------ DATA EXTRACT ------

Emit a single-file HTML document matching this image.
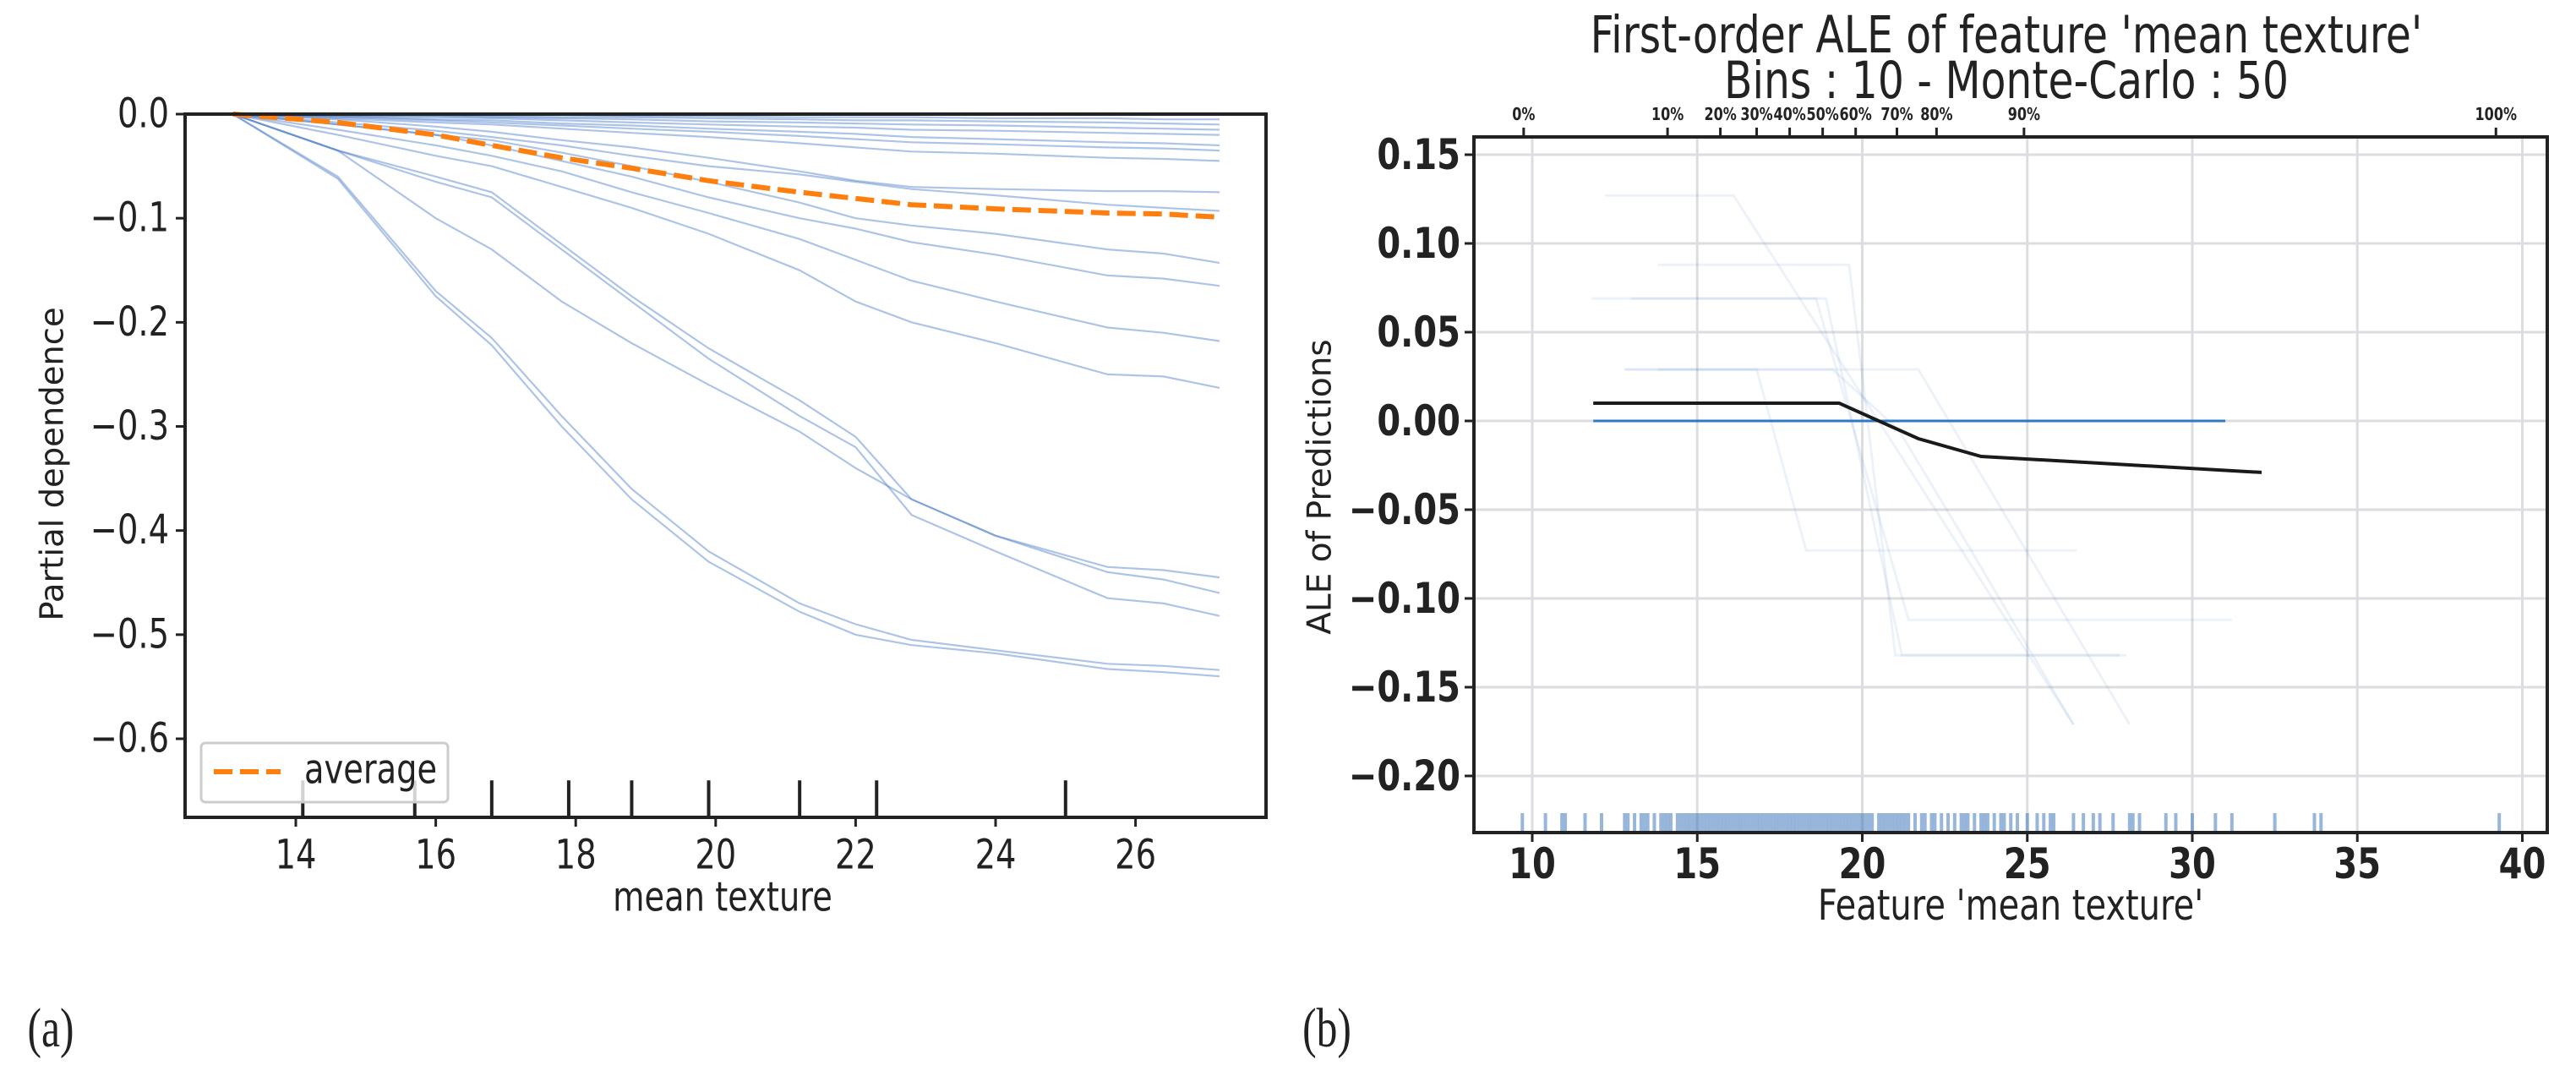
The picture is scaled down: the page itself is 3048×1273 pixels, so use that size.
<!DOCTYPE html>
<html><head><meta charset="utf-8">
<style>
html,body{margin:0;padding:0;background:#fff;}
svg{display:block;}
text{font-family:"DejaVu Sans","Liberation Sans",sans-serif;fill:#222;}
</style></head>
<body>
<svg id="fig" width="3048" height="1273" viewBox="0 0 3048 1273" xmlns="http://www.w3.org/2000/svg">
<g id="left"></g>
<g id="right"></g>
</svg>
<script>
// ---------- Left chart data ----------
const pdGridX = [13.1, 14.6, 16.0, 16.8, 17.8, 18.8, 19.9, 21.2, 22.0, 22.8, 24.0, 25.6, 26.4, 27.2];
const pdCurve1 = [0, -0.06, -0.17, -0.215, -0.29, -0.36, -0.42, -0.47, -0.49, -0.505, -0.515, -0.528, -0.53, -0.534];
const pdCurve2 = [0, -0.062, -0.175, -0.222, -0.30, -0.37, -0.43, -0.478, -0.50, -0.51, -0.518, -0.533, -0.536, -0.54];
const pdCurve3 = [0, -0.035, -0.10, -0.13, -0.18, -0.22, -0.26, -0.305, -0.34, -0.37, -0.405, -0.435, -0.438, -0.445];
const pdCurve4 = [0, -0.035, -0.06, -0.075, -0.125, -0.175, -0.225, -0.275, -0.31, -0.37, -0.405, -0.44, -0.447, -0.46];
const pdCurve5 = [0, -0.035, -0.065, -0.08, -0.13, -0.18, -0.235, -0.29, -0.32, -0.385, -0.42, -0.465, -0.47, -0.482];
const pdCurve6 = [0, -0.02, -0.04, -0.05, -0.07, -0.09, -0.115, -0.15, -0.18, -0.20, -0.22, -0.25, -0.252, -0.263];
const pdCurve7 = [0, -0.015, -0.03, -0.04, -0.055, -0.075, -0.095, -0.12, -0.14, -0.16, -0.18, -0.205, -0.21, -0.218];
const pdCurve8 = [0, -0.01, -0.02, -0.03, -0.045, -0.06, -0.08, -0.1, -0.11, -0.123, -0.135, -0.155, -0.158, -0.165];
const pdCurve9 = [0, -0.01, -0.02, -0.025, -0.037, -0.05, -0.065, -0.085, -0.1, -0.107, -0.115, -0.13, -0.134, -0.143];
const pdCurve10 = [0, -0.008, -0.016, -0.022, -0.03, -0.04, -0.05, -0.058, -0.065, -0.072, -0.078, -0.087, -0.09, -0.093];
const pdCurve11 = [0, -0.005, -0.012, -0.017, -0.025, -0.032, -0.042, -0.055, -0.064, -0.07, -0.072, -0.074, -0.074, -0.075];
const pdCurve12 = [0, -0.004, -0.008, -0.01, -0.014, -0.018, -0.022, -0.028, -0.032, -0.036, -0.038, -0.042, -0.043, -0.045];
const pdCurve13 = [0, -0.003, -0.006, -0.008, -0.011, -0.014, -0.017, -0.021, -0.024, -0.027, -0.029, -0.032, -0.033, -0.035];
const pdCurve14 = [0, -0.002, -0.005, -0.006, -0.009, -0.011, -0.014, -0.017, -0.019, -0.022, -0.024, -0.027, -0.028, -0.03];
const pdCurve15 = [0, -0.002, -0.003, -0.004, -0.006, -0.008, -0.01, -0.012, -0.013, -0.015, -0.016, -0.018, -0.019, -0.02];
const pdCurve16 = [0, -0.001, -0.002, -0.003, -0.004, -0.005, -0.007, -0.008, -0.009, -0.01, -0.011, -0.013, -0.014, -0.015];
const pdCurve17 = [0, -0.001, -0.001, -0.002, -0.003, -0.003, -0.004, -0.005, -0.006, -0.006, -0.007, -0.008, -0.009, -0.01];
const pdCurve18 = [0, 0, -0.001, -0.001, -0.001, -0.002, -0.002, -0.003, -0.003, -0.003, -0.004, -0.004, -0.005, -0.005];
const pdAverage = [0, -0.008, -0.02, -0.03, -0.042, -0.052, -0.064, -0.075, -0.081, -0.087, -0.091, -0.095, -0.096, -0.099];
const pdRug = [14.1, 15.7, 16.8, 17.9, 18.8, 19.9, 21.2, 22.3, 25.0];
const pdXTicks = [14, 16, 18, 20, 22, 24, 26];
const pdYTicks = [0.0, -0.1, -0.2, -0.3, -0.4, -0.5, -0.6];
const pdYTickLabels = ["0.0", "\u22120.1", "\u22120.2", "\u22120.3", "\u22120.4", "\u22120.5", "\u22120.6"];

// ---------- Right chart data ----------
const aleX = [11.85, 19.3, 21.7, 23.6, 32.1];
const aleY = [0.01, 0.01, -0.01, -0.02, -0.029];
const aleZeroX = [11.85, 31.0];
const mc1X = [12.2, 16.1, 26.4]; const mc1Y = [0.127, 0.127, -0.171];
const mc2X = [13.8, 19.6, 21.0, 28.0]; const mc2Y = [0.088, 0.088, -0.132, -0.132];
const mc3X = [11.8, 18.6, 21.4, 31.2]; const mc3Y = [0.069, 0.069, -0.112, -0.112];
const mc4X = [13.0, 18.9, 21.2, 27.8]; const mc4Y = [0.069, 0.069, -0.132, -0.132];
const mc5X = [12.8, 16.8, 18.3, 26.5]; const mc5Y = [0.029, 0.029, -0.073, -0.073];
const mc6X = [13.8, 21.7, 28.1]; const mc6Y = [0.029, 0.029, -0.171];
const mc7X = [12.8, 19.1, 21.1, 23.3, 26.4]; const mc7Y = [0.029, 0.029, -0.005, -0.073, -0.171];
const aleRug = [9.7,10.4,10.9,11.0,11.6,12.1,12.8,12.9,13.1,13.3,13.4,13.5,13.7,13.9,14.0,14.1,14.2,14.4,14.5,14.6,14.7,14.8,14.9,15.0,15.1,15.2,15.3,15.4,15.5,15.6,15.7,15.8,15.9,16.0,16.1,16.2,16.3,16.4,16.5,16.6,16.7,16.8,16.9,17.0,17.1,17.2,17.3,17.4,17.5,17.6,17.7,17.8,17.9,18.0,18.1,18.2,18.3,18.4,18.5,18.6,18.7,18.8,18.9,19.0,19.1,19.2,19.3,19.4,19.5,19.6,19.7,19.8,19.9,20.0,20.1,20.2,20.3,20.5,20.6,20.7,20.8,20.9,21.0,21.1,21.2,21.3,21.4,21.6,21.8,21.9,22.1,22.2,22.4,22.6,22.8,23.0,23.1,23.2,23.4,23.6,23.7,23.8,24.0,24.2,24.3,24.5,24.7,25.0,25.3,25.5,25.7,25.8,26.4,26.7,27.0,27.2,27.6,28.1,28.2,28.4,29.2,29.5,30.0,30.7,31.2,32.5,33.7,33.9,39.3];
const aleXTicks = [10, 15, 20, 25, 30, 35, 40];
const aleYTicks = [0.15, 0.10, 0.05, 0.00, -0.05, -0.10, -0.15, -0.20];
const aleYTickLabels = ["0.15", "0.10", "0.05", "0.00", "\u22120.05", "\u22120.10", "\u22120.15", "\u22120.20"];
const decileValues = [9.74, 14.1, 15.7, 16.8, 17.8, 18.8, 19.8, 21.05, 22.25, 24.9, 39.2];
const decileLabels = ["0%","10%","20%","30%","40%","50%","60%","70%","80%","90%","100%"];

// ---------- helpers ----------
const NS = "http://www.w3.org/2000/svg";
function mk(parent, tag, attrs) {
  const el = document.createElementNS(NS, tag);
  for (const k in attrs) el.setAttribute(k, attrs[k]);
  parent.appendChild(el);
  return el;
}
function txt(parent, x, y, s, size, anchor, weight, fill, sx, rot) {
  const t = document.createElementNS(NS, "text");
  let tr = "translate(" + x + "," + y + ")";
  if (rot) tr += " rotate(" + rot + ")";
  tr += " scale(" + sx + ",1)";
  t.setAttribute("transform", tr);
  t.setAttribute("font-size", size);
  t.setAttribute("text-anchor", anchor);
  t.setAttribute("dominant-baseline", "central");
  if (weight) t.setAttribute("font-weight", weight);
  if (fill) t.setAttribute("fill", fill);
  t.textContent = s;
  parent.appendChild(t);
  return t;
}
function pts(xs, ys, fx, fy) { return xs.map((v, i) => fx(v).toFixed(1) + "," + fy(ys[i]).toFixed(1)).join(" "); }

// ---------- Left chart ----------
const L = document.getElementById("left");
const lx = v => 350 + (v - 14) * 82.8;
const ly = v => 135 + (-v) * 1231.7;
const curves = [pdCurve1,pdCurve2,pdCurve3,pdCurve4,pdCurve5,pdCurve6,pdCurve7,pdCurve8,pdCurve9,pdCurve10,pdCurve11,pdCurve12,pdCurve13,pdCurve14,pdCurve15,pdCurve16,pdCurve17,pdCurve18];
curves.forEach((c) => {
  const p = mk(L, "polyline", {points: pts(pdGridX, c, lx, ly), fill: "none", stroke: "#4a7cc9", "stroke-opacity": "0.45", "stroke-width": "2.2"});
  
  
});
const avg = mk(L, "polyline", {points: pts(pdGridX, pdAverage, lx, ly), fill: "none", stroke: "#ff7f0e", "stroke-width": "6", "stroke-dasharray": "22,9"});


pdRug.forEach(v => {
  const r = mk(L, "line", {x1: lx(v), x2: lx(v), y1: ly(-0.64), y2: 967, stroke: "#222", "stroke-width": "4"});
  
  
});
// legend
const lg = mk(L, "g", {});


mk(lg, "rect", {x: 238, y: 879, width: 292, height: 70, rx: 5, fill: "#fff", "fill-opacity": "0.8", stroke: "#ccc", "stroke-width": "3"});
mk(lg, "line", {x1: 253, x2: 332, y1: 913, y2: 913, stroke: "#ff7f0e", "stroke-width": "6", "stroke-dasharray": "22,9"});
txt(lg, 360, 911, "average", 48, "start", null, "#222", 0.8);
// axes frame
const lf = mk(L, "rect", {x: 219, y: 135, width: 1279, height: 832, fill: "none", stroke: "#222", "stroke-width": "4"});


pdXTicks.forEach(v => {
  mk(L, "line", {x1: lx(v), x2: lx(v), y1: 967, y2: 978, stroke: "#222", "stroke-width": "3"});
  const t = txt(L, lx(v), 1012, String(v), 48, "middle", null, "#222", 0.8);
  
  
});
pdYTicks.forEach((v, i) => {
  mk(L, "line", {x1: 208, x2: 219, y1: ly(v), y2: ly(v), stroke: "#222", "stroke-width": "3"});
  const t = txt(L, 200, ly(v), pdYTickLabels[i], 48, "end", null, "#222", 0.8);
  
  
});
const lxt = txt(L, 855, 1062, "mean texture", 48, "middle", null, "#222", 0.8);


const lyt = txt(L, 62, 549, "Partial dependence", 38.5, "middle", null, "#222", 1, -90);


const pa = txt(L, 60, 1216, "(a)", 66, "middle", null, "#222", 0.75);
pa.setAttribute("style", "font-family:'Liberation Serif',serif");



// ---------- Right chart ----------
const R = document.getElementById("right");
const rx = v => 1813 + (v - 10) * 39.05;
const ry = v => 183 + (0.15 - v) * 2100;
aleXTicks.forEach(v => {
  const g = mk(R, "line", {x1: rx(v), x2: rx(v), y1: 162, y2: 985, stroke: "#dcdde0", "stroke-width": "3"});
  
  
});
aleYTicks.forEach(v => {
  const g = mk(R, "line", {x1: 1744, x2: 3014, y1: ry(v), y2: ry(v), stroke: "#dcdde0", "stroke-width": "3"});
  
  
});
aleRug.forEach(v => {
  const r = mk(R, "line", {x1: rx(v), x2: rx(v), y1: 962, y2: 983, stroke: "#2f6db5", "stroke-opacity": "0.5", "stroke-width": "4"});
  
  
});
[[mc1X,mc1Y],[mc2X,mc2Y],[mc3X,mc3Y],[mc4X,mc4Y],[mc5X,mc5Y],[mc6X,mc6Y],[mc7X,mc7Y]].forEach(([xs, ys]) => {
  const p = mk(R, "polyline", {points: pts(xs, ys, rx, ry), fill: "none", stroke: "#4a7cc9", "stroke-opacity": "0.1", "stroke-width": "3"});
  
  
});
const zl = mk(R, "line", {x1: rx(aleZeroX[0]), x2: rx(aleZeroX[1]), y1: ry(0), y2: ry(0), stroke: "#2f78c4", "stroke-width": "3"});


const al = mk(R, "polyline", {points: pts(aleX, aleY, rx, ry), fill: "none", stroke: "#1a1a1a", "stroke-width": "4"});


const rf = mk(R, "rect", {x: 1744, y: 162, width: 1270, height: 823, fill: "none", stroke: "#222", "stroke-width": "4"});


aleXTicks.forEach(v => {
  mk(R, "line", {x1: rx(v), x2: rx(v), y1: 985, y2: 996, stroke: "#222", "stroke-width": "3"});
  const t = txt(R, rx(v), 1022, String(v), 50, "middle", "bold", "#222", 0.8);
  
  
});
aleYTicks.forEach((v, i) => {
  mk(R, "line", {x1: 1733, x2: 1744, y1: ry(v), y2: ry(v), stroke: "#222", "stroke-width": "3"});
  const t = txt(R, 1728, ry(v), aleYTickLabels[i], 50, "end", "bold", "#222", 0.8);
  
  
});
decileValues.forEach((v, i) => {
  mk(R, "line", {x1: rx(v), x2: rx(v), y1: 151, y2: 162, stroke: "#222", "stroke-width": "3"});
  const t = txt(R, rx(v), 136, decileLabels[i], 20, "middle", "bold", "#6b6b6b", 0.8);
  
  
});
const t1 = txt(R, 2374, 42, "First-order ALE of feature 'mean texture'", 61, "middle", null, "#222", 0.8);


const t2 = txt(R, 2374, 96, "Bins : 10 - Monte-Carlo : 50", 61, "middle", null, "#222", 0.8);


const rxt = txt(R, 2379, 1071, "Feature 'mean texture'", 50, "middle", null, "#222", 0.8);


const ryt = txt(R, 1562, 576, "ALE of Predictions", 39, "middle", null, "#222", 1, -90);


const pb = txt(R, 1570, 1216, "(b)", 66, "middle", null, "#222", 0.75);
pb.setAttribute("style", "font-family:'Liberation Serif',serif");


</script>
</body></html>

------

TASK DETAILS:
Where a line in the material contains "size", copy that line.

TASK ANSWER:
The picture is scaled down: the page itself is 3048×1273 pixels, so use that size.
function txt(parent, x, y, s, size, anchor, weight, fill, sx, rot) {
  t.setAttribute("font-size", size);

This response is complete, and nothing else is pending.